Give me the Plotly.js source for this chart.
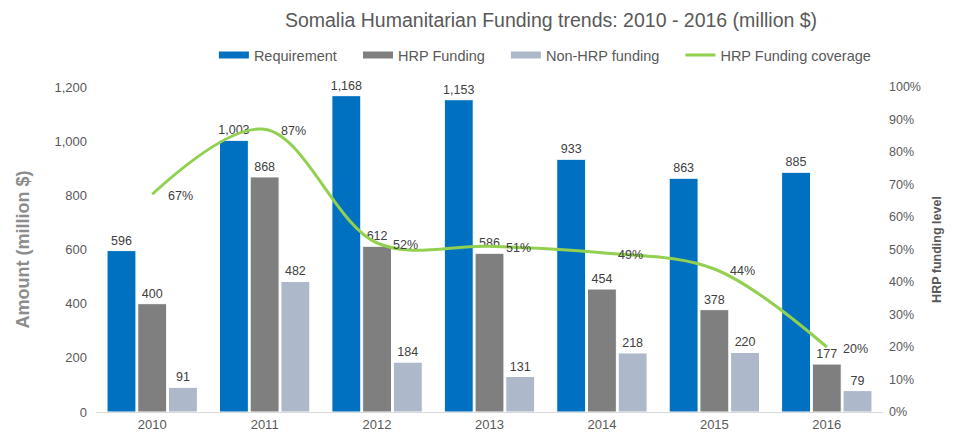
<!DOCTYPE html>
<html>
<head>
<meta charset="utf-8">
<script src="https://cdn.plot.ly/plotly-3.0.1.min.js"></script>
<style>html,body{margin:0;padding:0;background:#fff;}#chart{width:955px;height:437px;}</style>
</head>
<body>
<div id="chart"></div>
<script>
const years = ['2010','2011','2012','2013','2014','2015','2016'];
const requirement = [596, 1003, 1168, 1153, 933, 863, 885];
const hrpFunding = [400, 868, 612, 586, 454, 378, 177];
const nonHrpFunding = [91, 482, 184, 131, 218, 220, 79];
const coverage = [67, 87, 52, 51, 49, 44, 20];

const FONT = '"Liberation Sans", Arial, sans-serif';
const LABEL = {family: FONT, size: 12.5, color: '#404040'};
const fmt = v => v.toLocaleString('en-US');
const PAD = '\u00a0\u00a0\u00a0\u00a0';

function barTrace(name, vals, color) {
  return {
    type: 'bar', name: name, x: years, y: vals,
    marker: {color: color, line: {color: '#ffffff', width: 1}},
    text: vals.map(fmt), textposition: 'outside', textfont: LABEL,
    constraintext: 'none', cliponaxis: false, showlegend: false,
    hoverinfo: 'x+y'
  };
}
function legendTrace(name, color) {
  return {type: 'scatter', mode: 'lines', name: name + PAD, x: [null], y: [null],
          line: {color: color, width: 7}, hoverinfo: 'skip'};
}

const data = [
  barTrace('Requirement', requirement, '#0070C0'),
  barTrace('HRP Funding', hrpFunding, '#7F7F7F'),
  barTrace('Non-HRP funding', nonHrpFunding, '#ADB9CA'),
  legendTrace('Requirement', '#0070C0'),
  legendTrace('HRP Funding', '#7F7F7F'),
  legendTrace('Non-HRP funding', '#ADB9CA'),
  {
    type: 'scatter', mode: 'lines', name: 'HRP Funding coverage',
    x: years, y: coverage, yaxis: 'y2',
    line: {color: '#92D050', width: 3, shape: 'spline', smoothing: 1}
  }
];

// category axis: annotation x is the category's serial index
const coverageLabels = years.map((yr, i) => ({
  x: i, y: coverage[i], xref: 'x', yref: 'y2',
  text: coverage[i] + '%', showarrow: false,
  xanchor: 'left', yanchor: 'middle', xshift: 14, yshift: -2,
  font: LABEL
}));

const layout = {
  width: 955, height: 437,
  margin: {l: 96, r: 72, t: 87, b: 25},
  paper_bgcolor: '#ffffff', plot_bgcolor: '#ffffff',
  font: {family: FONT, size: 13, color: '#595959'},
  title: {text: 'Somalia Humanitarian Funding trends: 2010 - 2016 (million $)',
          font: {family: FONT, size: 19.5, color: '#595959'},
          xref: 'container', x: 0.577, xanchor: 'center',
          yref: 'container', y: 0.954, yanchor: 'middle'},
  barmode: 'group', bargap: 0.18, bargroupgap: 0.06,
  showlegend: true,
  legend: {orientation: 'h', x: 0.571, xanchor: 'center', y: 1.098, yanchor: 'middle',
           font: {family: FONT, size: 14.5, color: '#595959'}, traceorder: 'normal'},
  xaxis: {type: 'category', showline: true, linecolor: '#D9D9D9', linewidth: 1,
          ticks: '', showgrid: false, tickfont: {size: 13, color: '#595959'}},
  yaxis: {range: [0, 1200], dtick: 200, tickformat: ',', showgrid: false, zeroline: false,
          showline: false, ticks: '', tickfont: {size: 13, color: '#595959'}, ticklabelstandoff: 8,
          title: {text: '<b>Amount (million $)</b>', font: {size: 18, color: '#8C8C8C'}, standoff: 20}},
  yaxis2: {overlaying: 'y', side: 'right', range: [0, 100], dtick: 10, ticksuffix: '%',
           showgrid: false, zeroline: false, showline: false, ticks: '', ticklabelstandoff: 5,
           tickfont: {size: 12.5, color: '#595959'},
           title: {text: '<b>HRP funding level</b>', font: {size: 12.5, color: '#595959'}, standoff: 12}},
  annotations: coverageLabels
};

Plotly.newPlot('chart', data, layout, {displayModeBar: false, staticPlot: true});
</script>
</body>
</html>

### Problem description
Every line from the start of the listing above through the line with "const PAD = '\u00a0\u00a0\u00a0\u00a0';" should be repeated exactly; skip the pictures and add nothing else.

### The reply
Give me the Plotly.js source for this chart.
<!DOCTYPE html>
<html>
<head>
<meta charset="utf-8">
<script src="https://cdn.plot.ly/plotly-3.0.1.min.js"></script>
<style>html,body{margin:0;padding:0;background:#fff;}#chart{width:955px;height:437px;}</style>
</head>
<body>
<div id="chart"></div>
<script>
const years = ['2010','2011','2012','2013','2014','2015','2016'];
const requirement = [596, 1003, 1168, 1153, 933, 863, 885];
const hrpFunding = [400, 868, 612, 586, 454, 378, 177];
const nonHrpFunding = [91, 482, 184, 131, 218, 220, 79];
const coverage = [67, 87, 52, 51, 49, 44, 20];

const FONT = '"Liberation Sans", Arial, sans-serif';
const LABEL = {family: FONT, size: 12.5, color: '#404040'};
const fmt = v => v.toLocaleString('en-US');
const PAD = '\u00a0\u00a0\u00a0\u00a0';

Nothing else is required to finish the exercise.